For fans, this means the Thunder's roster construction and in-game approach should remain coherent through the 2025-26 season. Lineup experiments, role changes, and offensive sets will evolve, but the foundational principles will not reset with a new coaching hire.

What to Track Going Forward

The Thunder's playoff performance is the primary measure of Daigneault's next phase. A first-round exit would alter the narrative around the system's competitiveness in high-pressure situations. Extended playoff success would validate the development-first approach and cement his position as a top-tier head coach in the conference.

Defensively, whether the Thunder can maintain top-five perimeter defense rankings as opponents add more three-point volume will test the switching scheme's durability. This is a concrete metric, not subjective evaluation.

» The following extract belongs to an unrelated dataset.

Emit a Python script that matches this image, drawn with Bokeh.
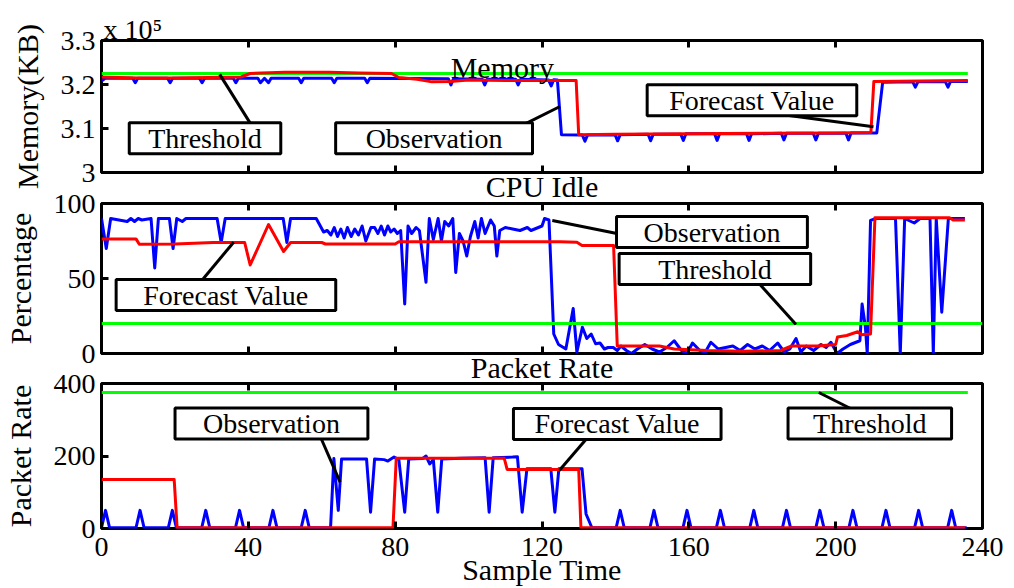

Player retention and free agency decisions will also reflect on Daigneault's appeal. If young players (Jalen Williams, Chet Holmgren, Luguentz Dort) seek trades or sign elsewhere in free agency, it signals that the system and coach do not retain talent at the highest level. Conversely, long-term contract extensions indicate player buy-in.

The Thunder's coaching situation is not neutral to the franchise's future. Daigneault's extension through 2026 is a bet that incremental development, system continuity, and depth over stars will produce sustained playoff presence. Whether that approach generates a championship contender or maxes out in the second round will define whether this is a coaching tenure worth the organizational patience it has demanded.